Let’s see some basic trigonometric functions:
$\Rightarrow $ Sine (sin)
$\Rightarrow $Cosine (cos)
$\Rightarrow $Tangent (tan)
When we say $\cot \theta $, here $\theta $ means angle in degrees.
Derived functions that are derived from basic trigonometric functions are:
$\Rightarrow $cosec$\theta $ = $\dfrac{1}{\sin \theta }$
$\Rightarrow $sec$\theta $ = $\dfrac{1}{\cos \theta }$
$\Rightarrow $tan$\theta $ = $\dfrac{\sin \theta }{\cos \theta }$ = $\dfrac{1}{\cot \theta }$
$\Rightarrow $cot$\theta $ = $\dfrac{1}{\tan \theta }$ = $\dfrac{\cos \theta }{\sin \theta }$
You know what cot$\theta $ is! Let’s find out.

So, from the figure,
$\Rightarrow $sin$\theta $ = $\dfrac{perpendicular(P)}{hypotenuse(H)}$
$\Rightarrow $cos$\theta $ = \[\dfrac{base(B)}{hypotenuse(H)}\]
And we know that cot$\theta $ = $\dfrac{\cos \theta }{\sin \theta }$
So, cot$\theta $ = \[\dfrac{base(B)}{perpendicular(P)}\]
Now, let’s have a look at some even and odd functions as well.
$\Rightarrow $sin(-x) = -sinx
$\Rightarrow $ cos(-x) = cosx
$\Rightarrow $ tan(-x) = -tanx
$\Rightarrow $ cot(-x) = -cotx
$\Rightarrow $ cosec(-x) = -cosecx
$\Rightarrow $sec(-x) = secx
Now, let’s make a table of trigonometric ratios for basic trigonometric functions i.e. sin, cos, tan, cot, sec, and cosec.

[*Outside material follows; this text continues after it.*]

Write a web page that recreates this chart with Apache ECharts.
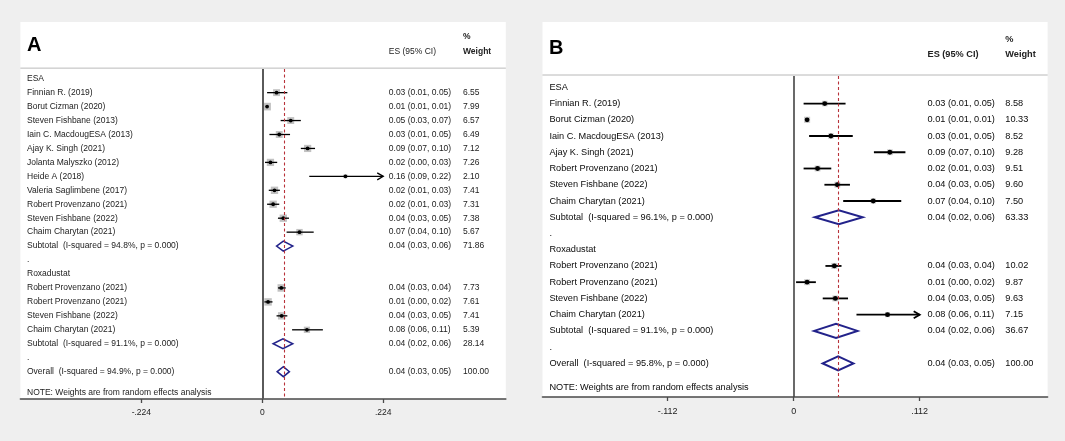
<!DOCTYPE html>
<html><head><meta charset="utf-8">
<script src="https://cdn.jsdelivr.net/npm/echarts@6/dist/echarts.min.js"></script>
<style>html,body{margin:0;padding:0;background:#efefef;}#c{width:1065px;height:441px;}</style>
</head><body><div id="c"></div>
<script>
// ---------------- Panel A ----------------
const labelsA = ['ESA','Finnian R. (2019)','Borut Cizman (2020)','Steven Fishbane (2013)','Iain C. MacdougESA (2013)','Ajay K. Singh (2021)','Jolanta Malyszko (2012)','Heide A (2018)','Valeria Saglimbene (2017)','Robert Provenzano (2021)','Steven Fishbane (2022)','Chaim Charytan (2021)','Subtotal  (I-squared = 94.8%, p = 0.000)','.','Roxadustat','Robert Provenzano (2021)','Robert Provenzano (2021)','Steven Fishbane (2022)','Chaim Charytan (2021)','Subtotal  (I-squared = 91.1%, p = 0.000)','.','Overall  (I-squared = 94.9%, p = 0.000)'];
const rowTypeA = ['head','study','study','study','study','study','study','study','study','study','study','study','sub','blank','head','study','study','study','study','sub','blank','sub'];
const esA = [null,0.0264,0.0089,0.0527,0.0314,0.0840,0.0151,0.154,0.0226,0.0201,0.0389,0.0689,0.0389,null,null,0.0352,0.0107,0.0358,0.0827,0.0383,null,0.039];
const loA = [null,0.0089,0.0085,0.034,0.0132,0.0714,0.005,0.087,0.012,0.0089,0.029,0.045,0.0264,null,null,0.029,0.0039,0.0264,0.0552,0.0201,null,0.0276];
const hiA = [null,0.0464,0.0095,0.0714,0.0514,0.0977,0.0276,0.2245,0.0326,0.0314,0.0495,0.0952,0.0565,null,null,0.0434,0.0189,0.0464,0.1122,0.0565,null,0.0502];
const weightA = [null,6.55,7.99,6.57,6.49,7.12,7.26,2.10,7.41,7.31,7.38,5.67,71.86,null,null,7.73,7.61,7.41,5.39,28.14,null,100.00];
const esTextA = ['','0.03 (0.01, 0.05)','0.01 (0.01, 0.01)','0.05 (0.03, 0.07)','0.03 (0.01, 0.05)','0.09 (0.07, 0.10)','0.02 (0.00, 0.03)','0.16 (0.09, 0.22)','0.02 (0.01, 0.03)','0.02 (0.01, 0.03)','0.04 (0.03, 0.05)','0.07 (0.04, 0.10)','0.04 (0.03, 0.06)','','','0.04 (0.03, 0.04)','0.01 (0.00, 0.02)','0.04 (0.03, 0.05)','0.08 (0.06, 0.11)','0.04 (0.02, 0.06)','','0.04 (0.03, 0.05)'];
const ticksA = [-0.224, 0, 0.224];
const tickLabelsA = ['-.224', '0', '.224'];

// ---------------- Panel B ----------------
const labelsB = ['ESA','Finnian R. (2019)','Borut Cizman (2020)','Iain C. MacdougESA (2013)','Ajay K. Singh (2021)','Robert Provenzano (2021)','Steven Fishbane (2022)','Chaim Charytan (2021)','Subtotal  (I-squared = 96.1%, p = 0.000)','.','Roxadustat','Robert Provenzano (2021)','Robert Provenzano (2021)','Steven Fishbane (2022)','Chaim Charytan (2021)','Subtotal  (I-squared = 91.1%, p = 0.000)','.','Overall  (I-squared = 95.8%, p = 0.000)'];
const rowTypeB = ['head','study','study','study','study','study','study','study','sub','blank','head','study','study','study','study','sub','blank','sub'];
const esB = [null,0.0276,0.0119,0.0331,0.0855,0.0212,0.0388,0.0707,0.0401,null,null,0.0361,0.0119,0.037,0.0834,0.0376,null,0.0395];
const loB = [null,0.0088,0.0115,0.0137,0.0713,0.0088,0.0273,0.044,0.0188,null,null,0.0282,0.0021,0.0258,0.0558,0.0182,null,0.0258];
const hiB = [null,0.0461,0.0123,0.0525,0.0993,0.0334,0.050,0.0956,0.0613,null,null,0.0425,0.0197,0.0483,0.1135,0.0567,null,0.0531];
const weightB = [null,8.58,10.33,8.52,9.28,9.51,9.60,7.50,63.33,null,null,10.02,9.87,9.63,7.15,36.67,null,100.00];
const esTextB = ['','0.03 (0.01, 0.05)','0.01 (0.01, 0.01)','0.03 (0.01, 0.05)','0.09 (0.07, 0.10)','0.02 (0.01, 0.03)','0.04 (0.03, 0.05)','0.07 (0.04, 0.10)','0.04 (0.02, 0.06)','','','0.04 (0.03, 0.04)','0.01 (0.00, 0.02)','0.04 (0.03, 0.05)','0.08 (0.06, 0.11)','0.04 (0.02, 0.06)','','0.04 (0.03, 0.05)'];
const ticksB = [-0.112, 0, 0.112];
const tickLabelsB = ['-.112', '0', '.112'];

const noteText = 'NOTE: Weights are from random effects analysis';
const FONT = '"Liberation Sans", Arial, sans-serif';

const panels = [
  { labels: labelsA, types: rowTypeA, es: esA, lo: loA, hi: hiA, w: weightA, esText: esTextA, ticks: ticksA, tickLabels: tickLabelsA,
    grid: { left: 20.4, right: 559.2, top: 69, bottom: 42 }, xmin: -0.448, xmax: 0.451, ymin: -0.695, ymax: 22.96,
    fs: 8.5, color: '#222', labelOff: 6.6, esOff: 368.4, wOff: 442.6, tickMargin: 9.5,
    sq: 2.7, sqColor: '#c2c2c2', dotR: 1.9, ciW: 1.3, diaH: 10, diaW: 1.5, zeroW: 2, zeroC: '#5a5a5a', axisFs: 8.5 },
  { labels: labelsB, types: rowTypeB, es: esB, lo: loB, hi: hiB, w: weightB, esText: esTextB, ticks: ticksB, tickLabels: tickLabelsB,
    grid: { left: 542.5, right: 17.4, top: 76, bottom: 44 }, xmin: -0.2233, xmax: 0.2257, ymin: -0.696, ymax: 19.07,
    fs: 9.2, color: '#0a0a0a', labelOff: 6.9, esOff: 385, wOff: 462.8, tickMargin: 10.5,
    sq: 1.9, sqColor: '#cccccc', dotR: 2.4, ciW: 1.8, diaH: 14, diaW: 2, zeroW: 1.6, zeroC: '#444', axisFs: 9 }
];

const grids = [], xAxes = [], yAxes = [], series = [];
panels.forEach((p, k) => {
  const n = p.labels.length;
  const overall = p.es[n - 1];
  const clip = p.ticks[p.ticks.length - 1];
  grids.push(Object.assign({ show: true, backgroundColor: '#ffffff', borderWidth: 0, containLabel: false }, p.grid));
  xAxes.push({
    gridIndex: k, type: 'value', min: p.xmin, max: p.xmax,
    axisLine: { show: true, onZero: false, lineStyle: { color: '#4a4a4a', width: 1.6 } },
    axisTick: { show: true, customValues: p.ticks, length: 4, lineStyle: { color: '#4a4a4a', width: 1.3 } },
    axisLabel: { customValues: p.ticks, margin: p.tickMargin, fontSize: p.axisFs, fontFamily: FONT, color: '#222',
      formatter: v => { const i = p.ticks.findIndex(t => Math.abs(t - v) < 1e-6); return i >= 0 ? p.tickLabels[i] : ''; } },
    splitLine: { show: false }
  });
  yAxes.push({ gridIndex: k, type: 'value', inverse: true, min: p.ymin, max: p.ymax, show: false, splitLine: { show: false } });

  // marks
  const markData = p.labels.map((_, i) => [p.es[i] == null ? 0 : p.es[i], i, p.lo[i] == null ? 0 : p.lo[i], p.hi[i] == null ? 0 : p.hi[i], p.w[i] == null ? 0 : p.w[i]]);
  series.push({
    type: 'custom', xAxisIndex: k, yAxisIndex: k, clip: false, silent: true, animation: false,
    encode: { x: 0, y: 1 },
    data: markData,
    renderItem: (params, api) => {
      const i = params.dataIndex;
      const t = p.types[i];
      if (t !== 'study' && t !== 'sub') return null;
      const es = api.value(0), lo = api.value(2), hi = api.value(3), w = api.value(4);
      const c = api.coord([es, i]);
      const y = c[1];
      const xl = api.coord([lo, i])[0];
      const arrow = hi > clip;
      const xh = api.coord([Math.min(hi, clip), i])[0];
      if (t === 'sub') {
        const h = p.diaH / 2;
        return { type: 'polygon', shape: { points: [[xl, y], [c[0], y - h], [xh, y], [c[0], y + h]] },
          style: { fill: 'none', stroke: '#22228a', lineWidth: p.diaW } };
      }
      const s = p.sq * Math.sqrt(w);
      const ch = [
        { type: 'rect', shape: { x: c[0] - s / 2, y: y - s / 2, width: s, height: s }, style: { fill: p.sqColor } },
        { type: 'line', shape: { x1: xl, y1: y, x2: xh, y2: y }, style: { stroke: '#000', lineWidth: p.ciW } },
        { type: 'circle', shape: { cx: c[0], cy: y, r: p.dotR }, style: { fill: '#000' } }
      ];
      if (arrow) {
        ch.push({ type: 'polyline', shape: { points: [[xh - 6, y - 3.5], [xh, y], [xh - 6, y + 3.5]] }, style: { stroke: '#000', fill: 'none', lineWidth: p.ciW } });
      }
      return { type: 'group', children: ch };
    },
    markLine: {
      silent: true, symbol: ['none', 'none'], label: { show: false }, animation: false,
      data: [
        { xAxis: 0, lineStyle: { color: p.zeroC, width: p.zeroW, type: 'solid' } },
        { xAxis: overall, lineStyle: { color: '#b8323a', width: 1.1, type: [3, 2.5] } }
      ]
    },
    z: 3
  });

  // texts
  const textData = p.labels.map((_, i) => [0, i]).concat([[0, n + 0.5]]);
  series.push({
    type: 'custom', xAxisIndex: k, yAxisIndex: k, clip: false, silent: true, animation: false,
    encode: { x: 0, y: 1 },
    data: textData,
    renderItem: (params, api) => {
      const i = params.dataIndex;
      const y = api.coord([0, api.value(1)])[1];
      const x0 = params.coordSys.x;
      const st = (txt) => ({ text: txt, fill: p.color, fontSize: p.fs, fontFamily: FONT, verticalAlign: 'middle', align: 'left' });
      if (i >= n) return { type: 'text', x: x0 + p.labelOff, y: y, style: st(noteText) };
      const ch = [{ type: 'text', x: x0 + p.labelOff, y: y, style: st(p.labels[i]) }];
      if (p.esText[i]) {
        ch.push({ type: 'text', x: x0 + p.esOff, y: y, style: st(p.esText[i]) });
        ch.push({ type: 'text', x: x0 + p.wOff, y: y, style: st(p.w[i].toFixed(2)) });
      }
      return { type: 'group', children: ch };
    },
    z: 4
  });
});

function header(x, w, yTop, hBottom, letter, fs, esX, wX, yMain, yPct, esBold) {
  return [
    { type: 'rect', shape: { x: x, y: yTop, width: w, height: hBottom - yTop }, style: { fill: '#ffffff' }, z: 0 },
    { type: 'line', shape: { x1: x, y1: hBottom + 0.8, x2: x + w, y2: hBottom + 0.8 }, style: { stroke: '#d4d4d4', lineWidth: 1.5 }, z: 0 },
    { type: 'text', x: x + 6.6, y: yMain - 6, style: { text: letter, fontSize: 20, fontWeight: 'bold', fontFamily: FONT, fill: '#000', verticalAlign: 'middle' }, z: 1 },
    { type: 'text', x: esX, y: yMain, style: { text: 'ES (95% CI)', fontSize: fs, fontWeight: esBold ? 'bold' : 'normal', fontFamily: FONT, fill: '#222', verticalAlign: 'middle' }, z: 1 },
    { type: 'text', x: wX, y: yPct, style: { text: '%', fontSize: fs, fontWeight: 'bold', fontFamily: FONT, fill: '#222', verticalAlign: 'middle' }, z: 1 },
    { type: 'text', x: wX, y: yMain, style: { text: 'Weight', fontSize: fs, fontWeight: 'bold', fontFamily: FONT, fill: '#222', verticalAlign: 'middle' }, z: 1 }
  ];
}

const chart = echarts.init(document.getElementById('c'), null, { renderer: 'canvas' });
chart.setOption({
  backgroundColor: '#efefef',
  animation: false,
  grid: grids, xAxis: xAxes, yAxis: yAxes, series: series,
  graphic: [].concat(
    header(20.4, 485.4, 22, 67.5, 'A', 8.5, 388.8, 463, 51.4, 36.5, false),
    header(542.5, 505.1, 22, 74.2, 'B', 9.2, 927.5, 1005.3, 54, 39, true)
  )
});
</script></body></html>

Trigonometric ratios(angle $\theta $ in degrees)	${{0}^{\circ }}$	${{30}^{\circ }}$	${{45}^{\circ }}$	${{60}^{\circ }}$	${{90}^{\circ }}$
sin$\theta $	0	$\dfrac{1}{2}$	$\dfrac{1}{\sqrt{2}}$	$\dfrac{\sqrt{3}}{2}$	1
cos$\theta $	1	$\dfrac{\sqrt{3}}{2}$	$\dfrac{1}{\sqrt{2}}$	$\dfrac{1}{2}$	0
tan$\theta $	0	$\dfrac{1}{\sqrt{3}}$	1	$\sqrt{3}$	$\infty $
cosec$\theta $	$\infty $	2	$\sqrt{2}$	$\dfrac{2}{\sqrt{3}}$	1
sec$\theta $	1	$\dfrac{2}{\sqrt{3}}$	$\sqrt{2}$	2	$\infty $
cot$\theta $	$\infty $	$\sqrt{3}$	1	$\dfrac{1}{\sqrt{3}}$	0

We should also know what the graph of cotx looks like.

As we know that
cot$\theta $ = $\dfrac{1}{\tan \theta }$
So,
cot${{68}^{\circ }}$ = $\dfrac{1}{\tan {{68}^{\circ }}}$
So, cot${{68}^{\circ }}$ = \[\dfrac{1}{\tan {{68}^{\circ }}}\] = \[\dfrac{1}{2.475}\]
$\therefore \cot {{68}^{\circ }}=$ 0.40

Note:
 You should remember all the functions and trigonometric ratios before solving any question related to trigonometry. As cot$\theta $ is a derived function, so you should also know the basic function of cot i.e. tan$\theta $ and how to derive the cot$\theta $. Find the exact value of the degree using the functions. Don’t keep the value up to 2 decimal places while calculating $\tan {{68}^{\circ }}$.